WORK TO DO:
Give an exact copy of every line, leaving images out.

* * * * * * *

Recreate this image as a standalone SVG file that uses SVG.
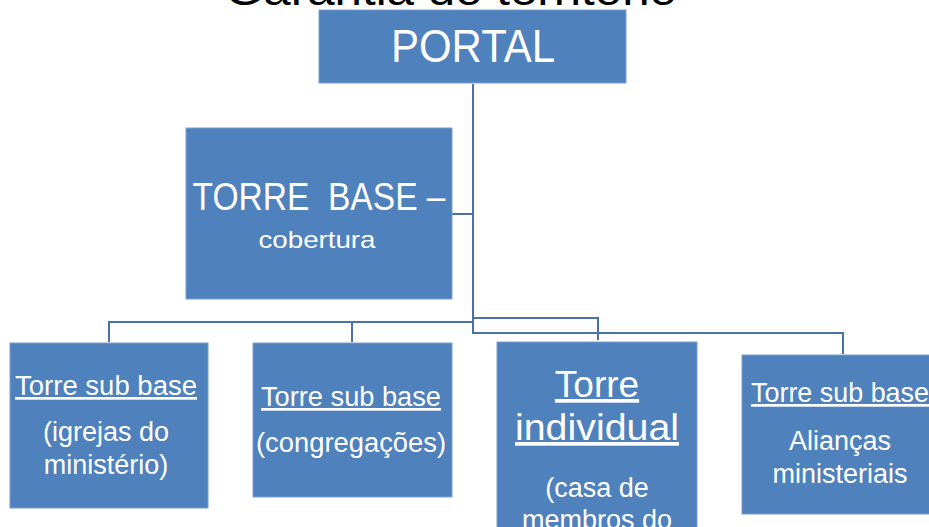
<svg xmlns="http://www.w3.org/2000/svg" width="929" height="527" viewBox="0 0 929 527">
<style>
.box{fill:#4F81BD;stroke:#7A9FD0;stroke-width:1}
.t{fill:#FFFFFF;font-family:"Liberation Sans",Arial,sans-serif;text-anchor:middle}
.u{text-decoration:underline}
.c{fill:none;stroke:#4A72A8;stroke-width:2}
</style>
<rect width="929" height="527" fill="#FFFFFF"/>
<text x="451" y="5" font-family="Liberation Sans,Arial,sans-serif" font-size="44" fill="#000000" text-anchor="middle" textLength="452" lengthAdjust="spacingAndGlyphs">Garantia do território</text>
<g id="connectors">
<polyline class="c" points="473,84 473,322 109,322 109,342"/>
<line class="c" x1="352" y1="322" x2="352" y2="342"/>
<line class="c" x1="452" y1="214" x2="473" y2="214"/>
<polyline class="c" points="473,318 598,318 598,340"/>
<polyline class="c" points="473,322 473,333 843,333 843,354"/>
</g>
<g id="portal">
<rect class="box" x="319" y="10" width="307" height="73"/>
<text class="t" x="473" y="62" font-size="47" textLength="164" lengthAdjust="spacingAndGlyphs">PORTAL</text>
</g>
<g id="torre-base">
<rect class="box" x="186" y="128" width="266" height="171"/>
<text class="t" x="319" y="210" font-size="39" textLength="253" lengthAdjust="spacingAndGlyphs" style="white-space:pre">TORRE  BASE –</text>
<text class="t" x="317" y="248" font-size="24" textLength="117" lengthAdjust="spacingAndGlyphs">cobertura</text>
</g>
<g id="sub-base-igrejas">
<rect class="box" x="10" y="343" width="198" height="165"/>
<text class="t u" x="106" y="395" font-size="27" textLength="182" lengthAdjust="spacingAndGlyphs">Torre sub base</text>
<text class="t" x="106" y="441" font-size="27">(igrejas do</text>
<text class="t" x="106" y="474" font-size="27">ministério)</text>
</g>
<g id="sub-base-congregacoes">
<rect class="box" x="253" y="343" width="199" height="154"/>
<text class="t u" x="351" y="406" font-size="27" textLength="180" lengthAdjust="spacingAndGlyphs">Torre sub base</text>
<text class="t" x="351" y="452" font-size="27" textLength="190" lengthAdjust="spacingAndGlyphs">(congregações)</text>
</g>
<g id="torre-individual">
<rect class="box" x="497" y="342" width="200" height="200"/>
<text class="t u" x="597" y="397" font-size="37">Torre</text>
<text class="t u" x="597" y="440" font-size="37" textLength="164" lengthAdjust="spacingAndGlyphs">individual</text>
<text class="t" x="597" y="497" font-size="27">(casa de</text>
<text class="t" x="597" y="529" font-size="27">membros do</text>
</g>
<g id="sub-base-aliancas">
<rect class="box" x="742" y="355" width="196" height="159"/>
<text class="t u" x="840" y="402" font-size="27" textLength="178" lengthAdjust="spacingAndGlyphs">Torre sub base</text>
<text class="t" x="840" y="450" font-size="27">Alianças</text>
<text class="t" x="840" y="483" font-size="27">ministeriais</text>
</g>
</svg>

* * * * * * *

WORKED SOLUTION:
Recreate this image as a standalone SVG file that uses SVG.
<svg xmlns="http://www.w3.org/2000/svg" width="929" height="527" viewBox="0 0 929 527">
<style>
.box{fill:#4F81BD;stroke:#7A9FD0;stroke-width:1}
.t{fill:#FFFFFF;font-family:"Liberation Sans",Arial,sans-serif;text-anchor:middle}
.u{text-decoration:underline}
.c{fill:none;stroke:#4A72A8;stroke-width:2}
</style>
<rect width="929" height="527" fill="#FFFFFF"/>
<text x="451" y="5" font-family="Liberation Sans,Arial,sans-serif" font-size="44" fill="#000000" text-anchor="middle" textLength="452" lengthAdjust="spacingAndGlyphs">Garantia do território</text>
<g id="connectors">
<polyline class="c" points="473,84 473,322 109,322 109,342"/>
<line class="c" x1="352" y1="322" x2="352" y2="342"/>
<line class="c" x1="452" y1="214" x2="473" y2="214"/>
<polyline class="c" points="473,318 598,318 598,340"/>
<polyline class="c" points="473,322 473,333 843,333 843,354"/>
</g>
<g id="portal">
<rect class="box" x="319" y="10" width="307" height="73"/>
<text class="t" x="473" y="62" font-size="47" textLength="164" lengthAdjust="spacingAndGlyphs">PORTAL</text>
</g>
<g id="torre-base">
<rect class="box" x="186" y="128" width="266" height="171"/>
<text class="t" x="319" y="210" font-size="39" textLength="253" lengthAdjust="spacingAndGlyphs" style="white-space:pre">TORRE  BASE –</text>
<text class="t" x="317" y="248" font-size="24" textLength="117" lengthAdjust="spacingAndGlyphs">cobertura</text>
</g>
<g id="sub-base-igrejas">
<rect class="box" x="10" y="343" width="198" height="165"/>
<text class="t u" x="106" y="395" font-size="27" textLength="182" lengthAdjust="spacingAndGlyphs">Torre sub base</text>
<text class="t" x="106" y="441" font-size="27">(igrejas do</text>
<text class="t" x="106" y="474" font-size="27">ministério)</text>
</g>
<g id="sub-base-congregacoes">
<rect class="box" x="253" y="343" width="199" height="154"/>
<text class="t u" x="351" y="406" font-size="27" textLength="180" lengthAdjust="spacingAndGlyphs">Torre sub base</text>
<text class="t" x="351" y="452" font-size="27" textLength="190" lengthAdjust="spacingAndGlyphs">(congregações)</text>
</g>
<g id="torre-individual">
<rect class="box" x="497" y="342" width="200" height="200"/>
<text class="t u" x="597" y="397" font-size="37">Torre</text>
<text class="t u" x="597" y="440" font-size="37" textLength="164" lengthAdjust="spacingAndGlyphs">individual</text>
<text class="t" x="597" y="497" font-size="27">(casa de</text>
<text class="t" x="597" y="529" font-size="27">membros do</text>
</g>
<g id="sub-base-aliancas">
<rect class="box" x="742" y="355" width="196" height="159"/>
<text class="t u" x="840" y="402" font-size="27" textLength="178" lengthAdjust="spacingAndGlyphs">Torre sub base</text>
<text class="t" x="840" y="450" font-size="27">Alianças</text>
<text class="t" x="840" y="483" font-size="27">ministeriais</text>
</g>
</svg>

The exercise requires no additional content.